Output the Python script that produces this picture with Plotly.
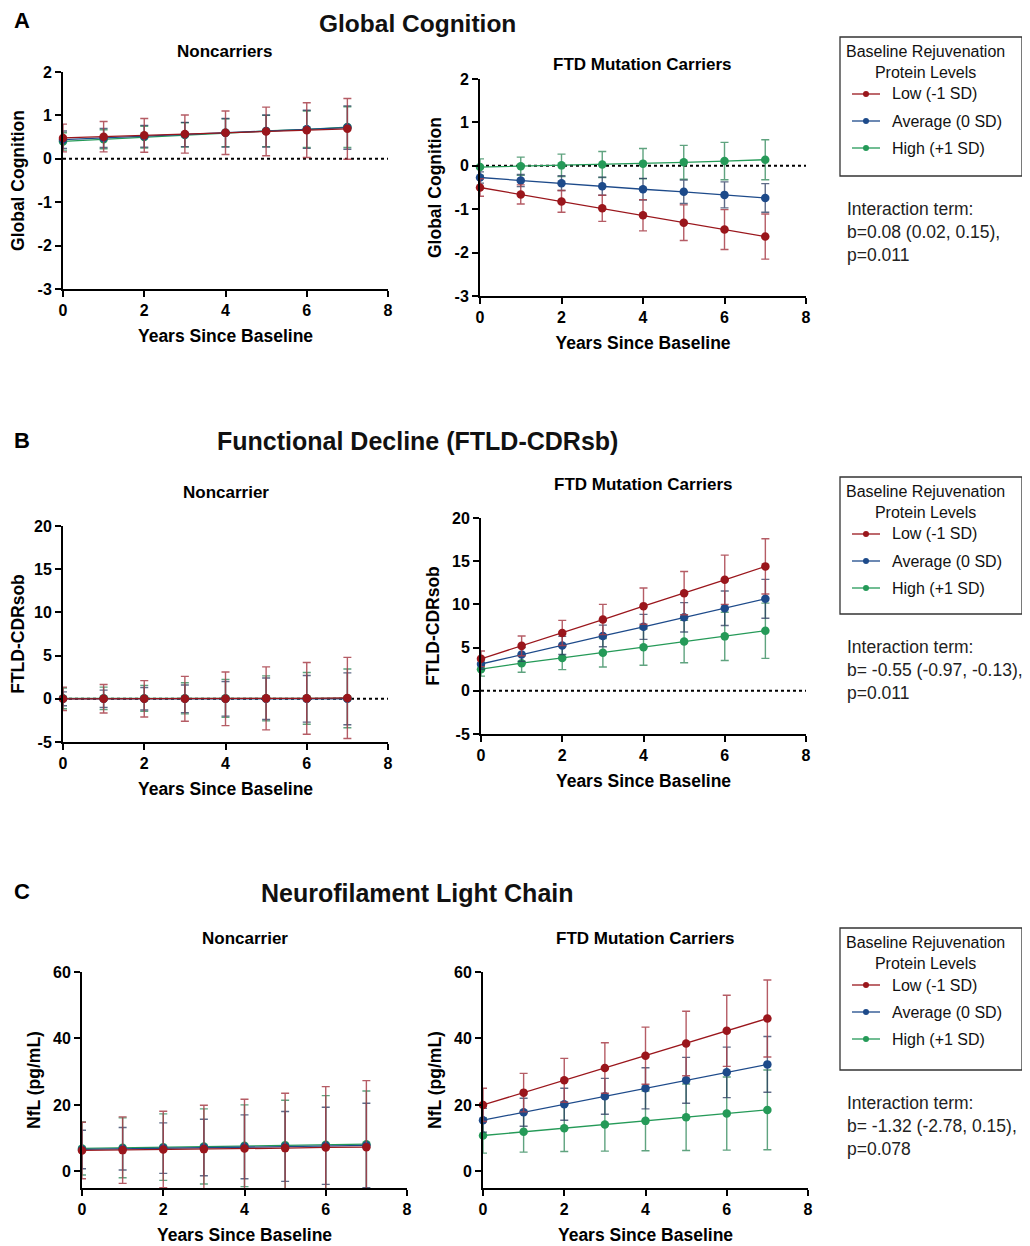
import plotly.graph_objects as go

# The page body has an 8px margin; the figure is sized and offset to compensate
OFF = 8
W, H = 1030 - OFF, 1246 - OFF

years = [0, 1, 2, 3, 4, 5, 6, 7]
groups = ["Low (-1 SD)", "Average (0 SD)", "High (+1 SD)"]

# ---- A: Global Cognition ----
a_nc_low = [0.48, 0.51, 0.54, 0.57, 0.60, 0.63, 0.66, 0.69]
a_nc_low_err = [0.32, 0.35, 0.39, 0.44, 0.50, 0.56, 0.63, 0.70]
a_nc_avg = [0.44, 0.48, 0.52, 0.56, 0.60, 0.64, 0.68, 0.72]
a_nc_avg_err = [0.20, 0.22, 0.25, 0.28, 0.33, 0.37, 0.44, 0.50]
a_nc_high = [0.40, 0.45, 0.50, 0.55, 0.60, 0.64, 0.68, 0.73]
a_nc_high_err = [0.20, 0.22, 0.25, 0.28, 0.32, 0.36, 0.42, 0.47]

a_c_low = [-0.50, -0.66, -0.82, -0.98, -1.14, -1.31, -1.47, -1.63]
a_c_low_err = [0.20, 0.22, 0.25, 0.30, 0.36, 0.41, 0.46, 0.52]
a_c_avg = [-0.27, -0.34, -0.40, -0.47, -0.54, -0.60, -0.67, -0.74]
a_c_avg_err = [0.13, 0.14, 0.17, 0.21, 0.25, 0.27, 0.30, 0.33]
a_c_high = [-0.03, -0.01, 0.01, 0.03, 0.05, 0.08, 0.11, 0.14]
a_c_high_err = [0.19, 0.21, 0.26, 0.30, 0.35, 0.39, 0.43, 0.46]

# ---- B: FTLD-CDRsb ----
b_nc_low = [0.0, 0.0, 0.0, 0.0, 0.0, 0.05, 0.05, 0.10]
b_nc_low_err = [1.35, 1.65, 2.10, 2.60, 3.10, 3.65, 4.15, 4.70]
b_nc_avg = [0.0, 0.0, 0.0, 0.0, 0.0, 0.0, 0.0, 0.0]
b_nc_avg_err = [0.80, 1.00, 1.30, 1.60, 2.00, 2.40, 2.70, 3.00]
b_nc_high = [0.05, 0.05, 0.05, 0.05, 0.05, 0.05, 0.05, 0.05]
b_nc_high_err = [1.20, 1.30, 1.50, 1.80, 2.20, 2.60, 3.00, 3.40]

b_c_low = [3.7, 5.2, 6.7, 8.25, 9.8, 11.3, 12.85, 14.4]
b_c_low_err = [0.90, 1.15, 1.45, 1.75, 2.10, 2.50, 2.85, 3.20]
b_c_avg = [3.1, 4.2, 5.25, 6.35, 7.4, 8.5, 9.55, 10.65]
b_c_avg_err = [0.60, 0.80, 1.05, 1.25, 1.45, 1.70, 2.00, 2.25]
b_c_high = [2.5, 3.2, 3.8, 4.4, 5.05, 5.7, 6.3, 6.95]
b_c_high_err = [0.80, 1.05, 1.35, 1.65, 2.10, 2.45, 2.80, 3.20]

# ---- C: NfL ----
c_nc_low = [6.3, 6.4, 6.6, 6.7, 6.9, 7.0, 7.2, 7.3]
c_nc_low_err = [8.5, 10.0, 11.5, 13.2, 14.8, 16.5, 18.3, 20.0]
c_nc_avg = [6.6, 6.8, 7.0, 7.2, 7.4, 7.5, 7.7, 7.8]
c_nc_avg_err = [5.8, 6.4, 7.6, 8.5, 9.6, 10.5, 11.6, 12.7]
c_nc_high = [6.9, 7.1, 7.3, 7.5, 7.7, 7.9, 8.0, 8.2]
c_nc_high_err = [8.0, 9.0, 10.0, 11.3, 12.3, 13.5, 14.8, 16.0]

c_c_low = [20.0, 23.7, 27.4, 31.1, 34.8, 38.5, 42.3, 46.0]
c_c_low_err = [5.0, 5.8, 6.6, 7.6, 8.6, 9.7, 10.7, 11.6]
c_c_avg = [15.4, 17.8, 20.2, 22.6, 25.0, 27.4, 29.8, 32.2]
c_c_avg_err = [3.6, 4.2, 4.8, 5.4, 6.2, 6.9, 7.6, 8.4]
c_c_high = [10.8, 11.9, 13.0, 14.1, 15.2, 16.3, 17.4, 18.5]
c_c_high_err = [5.3, 6.1, 7.0, 8.0, 9.0, 10.0, 11.0, 12.0]

x_ticks = [0, 2, 4, 6, 8]
a_y_ticks = [-3, -2, -1, 0, 1, 2]
b_y_ticks = [-5, 0, 5, 10, 15, 20]
c_y_ticks = [0, 20, 40, 60]

section_titles = ["Global Cognition", "Functional Decline (FTLD-CDRsb)", "Neurofilament Light Chain"]
section_letters = ["A", "B", "C"]
y_titles = ["Global Cognition", "FTLD-CDRsob", "NfL (pg/mL)"]
x_title = "Years Since Baseline"
interaction_texts = [
    "Interaction term:<br>b=0.08 (0.02, 0.15),<br>p=0.011",
    "Interaction term:<br>b= -0.55 (-0.97, -0.13),<br>p=0.011",
    "Interaction term:<br>b= -1.32 (-2.78, 0.15),<br>p=0.078",
]
legend_title = "Baseline Rejuvenation<br>Protein Levels"

line_colors = ["#9a161c", "#1d4a8a", "#259a58"]
err_colors = ["rgba(168,64,74,0.85)", "rgba(40,58,95,0.75)", "rgba(55,140,95,0.8)"]

FONT = "Liberation Sans, Arial, sans-serif"


def px(x):
    return (x - OFF) / W


def py(y):
    return 1 - (y - OFF) / H


def bold_labels(vals):
    return [f"<b>{v}</b>" for v in vals]


# panel pixel boxes (screen coords): (left, right, top, bottom)
panels = [
    dict(box=(63, 388, 72, 289), yr=[-3, 2], tv=a_y_ticks, dot=True, title="Noncarriers", tpos=(224, 51),
         data=[(a_nc_low, a_nc_low_err), (a_nc_avg, a_nc_avg_err), (a_nc_high, a_nc_high_err)], ytitle=y_titles[0]),
    dict(box=(480, 806, 79, 296), yr=[-3, 2], tv=a_y_ticks, dot=True, title="FTD Mutation Carriers", tpos=(642, 64),
         data=[(a_c_low, a_c_low_err), (a_c_avg, a_c_avg_err), (a_c_high, a_c_high_err)], ytitle=y_titles[0]),
    dict(box=(63, 388, 526, 742), yr=[-5, 20], tv=b_y_ticks, dot=True, title="Noncarrier", tpos=(226, 492),
         data=[(b_nc_low, b_nc_low_err), (b_nc_avg, b_nc_avg_err), (b_nc_high, b_nc_high_err)], ytitle=y_titles[1]),
    dict(box=(481, 806, 518, 734), yr=[-5, 20], tv=b_y_ticks, dot=True, title="FTD Mutation Carriers", tpos=(643, 484),
         data=[(b_c_low, b_c_low_err), (b_c_avg, b_c_avg_err), (b_c_high, b_c_high_err)], ytitle=y_titles[1]),
    dict(box=(82, 407, 972, 1188), yr=[-5, 60], tv=c_y_ticks, dot=False, title="Noncarrier", tpos=(245, 938),
         data=[(c_nc_low, c_nc_low_err), (c_nc_avg, c_nc_avg_err), (c_nc_high, c_nc_high_err)], ytitle=y_titles[2]),
    dict(box=(483, 808, 972, 1188), yr=[-5, 60], tv=c_y_ticks, dot=False, title="FTD Mutation Carriers", tpos=(645, 938),
         data=[(c_c_low, c_c_low_err), (c_c_avg, c_c_avg_err), (c_c_high, c_c_high_err)], ytitle=y_titles[2]),
]

fig = go.Figure()
annotations = []
shapes = []

tickfont = dict(family=FONT, size=16, color="black")
titlefont = dict(family=FONT, size=17.5, color="black")

for i, p in enumerate(panels):
    n = i + 1
    xa = "x" if n == 1 else f"x{n}"
    ya = "y" if n == 1 else f"y{n}"
    l, r, t, b = p["box"]
    # draw High, Average, Low (Low on top)
    for g in [2, 1, 0]:
        vals, errs = p["data"][g]
        fig.add_trace(go.Scatter(
            x=years, y=vals, mode="lines+markers", name=groups[g],
            xaxis=xa, yaxis=ya, showlegend=False, cliponaxis=False,
            line=dict(color=line_colors[g], width=1.3),
            marker=dict(color=line_colors[g], size=8.5),
            error_y=dict(type="data", array=errs, visible=True, color=err_colors[g], thickness=1.4, width=4),
        ))
    axkey_x = "xaxis" if n == 1 else f"xaxis{n}"
    axkey_y = "yaxis" if n == 1 else f"yaxis{n}"
    fig.layout[axkey_x] = dict(
        domain=[px(l), px(r)], anchor=ya, range=[0, 8], tickvals=x_ticks, ticktext=bold_labels(x_ticks),
        showline=True, linecolor="black", linewidth=2, ticks="outside", ticklen=6, tickwidth=2,
        tickcolor="black", showgrid=False, zeroline=False, tickfont=tickfont, automargin=False,
        title=dict(text=f"<b>{x_title}</b>", font=titlefont, standoff=12),
    )
    fig.layout[axkey_y] = dict(
        domain=[py(b), py(t)], anchor=xa, range=p["yr"], tickvals=p["tv"], ticktext=bold_labels(p["tv"]),
        showline=True, linecolor="black", linewidth=2, ticks="outside", ticklen=6, tickwidth=2,
        tickcolor="black", showgrid=False, zeroline=False, tickfont=tickfont, automargin=False,
        title=dict(text=f"<b>{p['ytitle']}</b>", font=titlefont, standoff=8),
    )
    if p["dot"]:
        shapes.append(dict(type="line", xref=xa, yref=ya, x0=0, x1=8, y0=0, y1=0,
                           line=dict(color="black", width=2, dash="dot"), layer="below"))
    annotations.append(dict(text=f"<b>{p['title']}</b>", x=px(p["tpos"][0]), y=py(p["tpos"][1]),
                            xref="paper", yref="paper", showarrow=False, xanchor="center", yanchor="middle",
                            font=dict(family=FONT, size=17, color="black")))

# section letters and titles
sec_pos = [(22, 20), (22, 440), (22, 891)]
sec_title_pos = [(417, 20), (417, 441), (417, 893)]
for k in range(3):
    annotations.append(dict(text=f"<b>{section_letters[k]}</b>", x=px(sec_pos[k][0]), y=py(sec_pos[k][1]),
                            xref="paper", yref="paper", showarrow=False, xanchor="center", yanchor="middle",
                            font=dict(family=FONT, size=22, color="black")))
    if k == 0:
        # anchored by its top so it stays inside the figure
        annotations.append(dict(text=f"<b>{section_titles[k]}</b>", x=px(sec_title_pos[k][0]), y=py(OFF + 1),
                                xref="paper", yref="paper", showarrow=False, xanchor="center", yanchor="top",
                                borderpad=0, font=dict(family=FONT, size=24.5, color="#111111")))
    else:
        annotations.append(dict(text=f"<b>{section_titles[k]}</b>", x=px(sec_title_pos[k][0]),
                                y=py(sec_title_pos[k][1]), xref="paper", yref="paper", showarrow=False,
                                xanchor="center", yanchor="middle",
                                font=dict(family=FONT, size=25, color="#111111")))

# legend boxes (manual) and interaction text
leg_boxes = [(37, 176), (477, 614), (928, 1070)]
for k in range(3):
    top, bot = leg_boxes[k]
    shapes.append(dict(type="rect", xref="paper", yref="paper", x0=px(840), x1=px(1022), y0=py(bot), y1=py(top),
                       line=dict(color="#333333", width=1.3), fillcolor="white"))
    annotations.append(dict(text=legend_title, x=px(925), y=py(top + 4), xref="paper", yref="paper",
                            showarrow=False, xanchor="center", yanchor="top", align="center",
                            font=dict(family=FONT, size=16, color="#111111")))
    for g in range(3):
        yy = top + 57 + 27 * g
        shapes.append(dict(type="line", xref="paper", yref="paper", x0=px(852), x1=px(880), y0=py(yy), y1=py(yy),
                           line=dict(color=line_colors[g], width=1.3)))
        shapes.append(dict(type="circle", xref="paper", yref="paper", x0=px(863), x1=px(869), y0=py(yy + 3),
                           y1=py(yy - 3), line=dict(color=line_colors[g], width=0), fillcolor=line_colors[g]))
        annotations.append(dict(text=groups[g], x=px(890), y=py(yy), xref="paper", yref="paper",
                                showarrow=False, xanchor="left", yanchor="middle",
                                font=dict(family=FONT, size=16, color="#111111")))
    annotations.append(dict(text=interaction_texts[k], x=px(845), y=py(bot + 21), xref="paper", yref="paper",
                            showarrow=False, xanchor="left", yanchor="top", align="left",
                            font=dict(family=FONT, size=17.5, color="#222222")))

fig.update_layout(
    width=W, height=H, margin=dict(l=0, r=0, t=0, b=0, autoexpand=False),
    paper_bgcolor="white", plot_bgcolor="white",
    showlegend=False, annotations=annotations, shapes=shapes,
    font=dict(family=FONT, color="black"),
)

fig.write_html("out.html")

Task objective ▸
Please quote the lines of the material, beginning with the first and ending with the one that contains "b_nc_high_err = [1.20, 1.30, 1.50, 1.80, 2.20, 2.60, 3.00, 3.40]", exactly as written and without any pictures.

Answer in full ▸
Output the Python script that produces this picture with Plotly.
import plotly.graph_objects as go

# The page body has an 8px margin; the figure is sized and offset to compensate
OFF = 8
W, H = 1030 - OFF, 1246 - OFF

years = [0, 1, 2, 3, 4, 5, 6, 7]
groups = ["Low (-1 SD)", "Average (0 SD)", "High (+1 SD)"]

# ---- A: Global Cognition ----
a_nc_low = [0.48, 0.51, 0.54, 0.57, 0.60, 0.63, 0.66, 0.69]
a_nc_low_err = [0.32, 0.35, 0.39, 0.44, 0.50, 0.56, 0.63, 0.70]
a_nc_avg = [0.44, 0.48, 0.52, 0.56, 0.60, 0.64, 0.68, 0.72]
a_nc_avg_err = [0.20, 0.22, 0.25, 0.28, 0.33, 0.37, 0.44, 0.50]
a_nc_high = [0.40, 0.45, 0.50, 0.55, 0.60, 0.64, 0.68, 0.73]
a_nc_high_err = [0.20, 0.22, 0.25, 0.28, 0.32, 0.36, 0.42, 0.47]

a_c_low = [-0.50, -0.66, -0.82, -0.98, -1.14, -1.31, -1.47, -1.63]
a_c_low_err = [0.20, 0.22, 0.25, 0.30, 0.36, 0.41, 0.46, 0.52]
a_c_avg = [-0.27, -0.34, -0.40, -0.47, -0.54, -0.60, -0.67, -0.74]
a_c_avg_err = [0.13, 0.14, 0.17, 0.21, 0.25, 0.27, 0.30, 0.33]
a_c_high = [-0.03, -0.01, 0.01, 0.03, 0.05, 0.08, 0.11, 0.14]
a_c_high_err = [0.19, 0.21, 0.26, 0.30, 0.35, 0.39, 0.43, 0.46]

# ---- B: FTLD-CDRsb ----
b_nc_low = [0.0, 0.0, 0.0, 0.0, 0.0, 0.05, 0.05, 0.10]
b_nc_low_err = [1.35, 1.65, 2.10, 2.60, 3.10, 3.65, 4.15, 4.70]
b_nc_avg = [0.0, 0.0, 0.0, 0.0, 0.0, 0.0, 0.0, 0.0]
b_nc_avg_err = [0.80, 1.00, 1.30, 1.60, 2.00, 2.40, 2.70, 3.00]
b_nc_high = [0.05, 0.05, 0.05, 0.05, 0.05, 0.05, 0.05, 0.05]
b_nc_high_err = [1.20, 1.30, 1.50, 1.80, 2.20, 2.60, 3.00, 3.40]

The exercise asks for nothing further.